In our materialistic culture this concept of not needing to buy things to stimulate our children must seem foreign.

However, in a way it is good news — parents can get back to basics, save their money and invest in high-quality food and fuel for the car so you can take your child out on adventures in the real world and allow them to find truly fascinating things that exist in nature.

On a family visit to my sister’s home a couple of years ago, I watched her two-year-old granddaughter do some amazing brain building right in front of us.

She was wandering around in my sister’s garden and found an empty ice-cream container.

When she picked it up you could almost hear her brain ticking over, “What is it? What can I do with it?” Then she put it on her head and walked off, and it fell off.

She tried it twice more and obviously that was not very exciting or interesting. She paused, again looking at this container. And then she put it on the lawn upside down and stood on it. She then jumped off with a, “Ta dah!”

When she had fully engaged with this new experience she looked to her nanny as if to say, “Wow, look what I can do”.

She proceeded to do this several times until she tired of it, and then just left it and went in search of something else she might be able to explore.

This is learning and mastery at work – and all it cost was a tub of ice cream.

Here are my top 5 awe-inspiring toddler opportunities at home

  1. Pegs … lots of pegs.
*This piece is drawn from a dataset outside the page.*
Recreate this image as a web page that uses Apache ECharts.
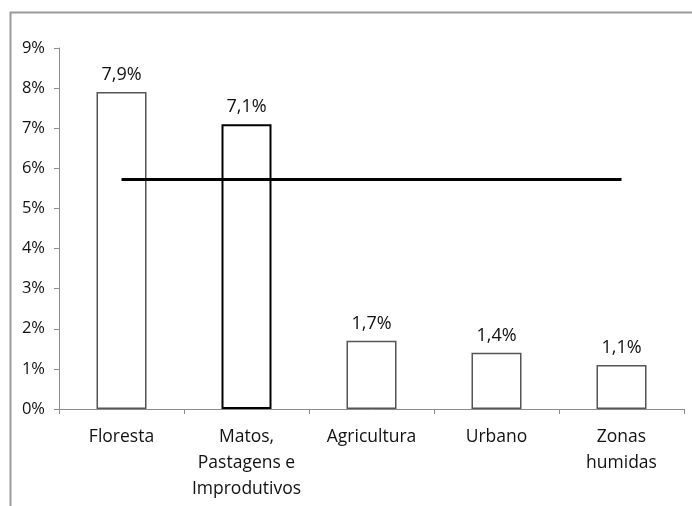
<!DOCTYPE html>
<html><head><meta charset="utf-8">
<script src="https://cdn.jsdelivr.net/npm/echarts@6/dist/echarts.min.js"></script>
<style>html,body{margin:0;padding:0;background:#fff}#c{width:692px;height:506px}</style>
</head><body><div id="c"></div>
<script>
const categories = ["Floresta", "Matos,\nPastagens e\nImprodutivos", "Agricultura", "Urbano", "Zonas\nhumidas"];
const values = [7.9, 7.1, 1.7, 1.4, 1.1];
const refLine = [5.72, 5.72, 5.72, 5.72, 5.72];
const yTicks = [0, 1, 2, 3, 4, 5, 6, 7, 8, 9];

const font = "Open Sans";
const chart = echarts.init(document.getElementById('c'), null, {renderer: 'canvas'});
chart.setOption({
  animation: false,
  backgroundColor: '#fff',
  grid: {left: 59, right: 8, top: 48, bottom: 97},
  graphic: [{
    type: 'polyline', silent: true,
    shape: {points: [[10.5, 506], [10.5, 12.5], [692, 12.5]]},
    style: {stroke: '#9a9a9a', lineWidth: 2, fill: null}
  }],
  xAxis: {
    type: 'category', data: categories,
    axisLine: {lineStyle: {color: '#8c8c8c', width: 1}},
    axisTick: {show: true, length: 5, lineStyle: {color: '#8c8c8c'}},
    axisLabel: {color: '#111', fontFamily: font, fontSize: 17.5, lineHeight: 26, margin: 15, interval: 0}
  },
  yAxis: {
    type: 'value', min: 0, max: yTicks[yTicks.length - 1], interval: 1,
    splitLine: {show: false},
    axisLine: {show: true, lineStyle: {color: '#8c8c8c', width: 1}},
    axisTick: {show: true, length: 5, lineStyle: {color: '#8c8c8c'}},
    axisLabel: {color: '#111', fontFamily: font, fontSize: 16.5, margin: 14, formatter: v => v + '%'}
  },
  series: [{
    type: 'bar', barWidth: 50, z: 2,
    data: values.map((v, i) => ({
      value: v,
      itemStyle: i === 1 ? {color: '#fff', borderColor: '#000', borderWidth: 2}
                         : {color: '#fff', borderColor: '#555', borderWidth: 1.5}
    })),
    label: {show: true, position: 'top', distance: 8, color: '#111', fontFamily: font, fontSize: 18,
      formatter: p => p.value.toFixed(1).replace('.', ',') + '%'}
  }, {
    type: 'line', data: refLine, z: 3, symbol: 'none',
    lineStyle: {color: '#000', width: 3}
  }]
});
</script></body></html>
When you are hanging out washing, little ones love to sit at your feet and play/pass pegs.
  2. Don’t throw out boxes. If your neighbor is getting a new fridge delivered, ask if you can have the box and let the fun begin.
  3. A sand pit and preferably rocks is a must for any toddler/baby garden or balcony/veranda.
  4. Recycling can be fun! With the exception of tins and glass, let your little one run amok in your kitchen recycling bin.
  5. Make sure there is one cupboard (or even a box to pull out of a cupboard) in your kitchen where your child can have free reign to sort, stack, bang and experiment with unbreakable items while you cook.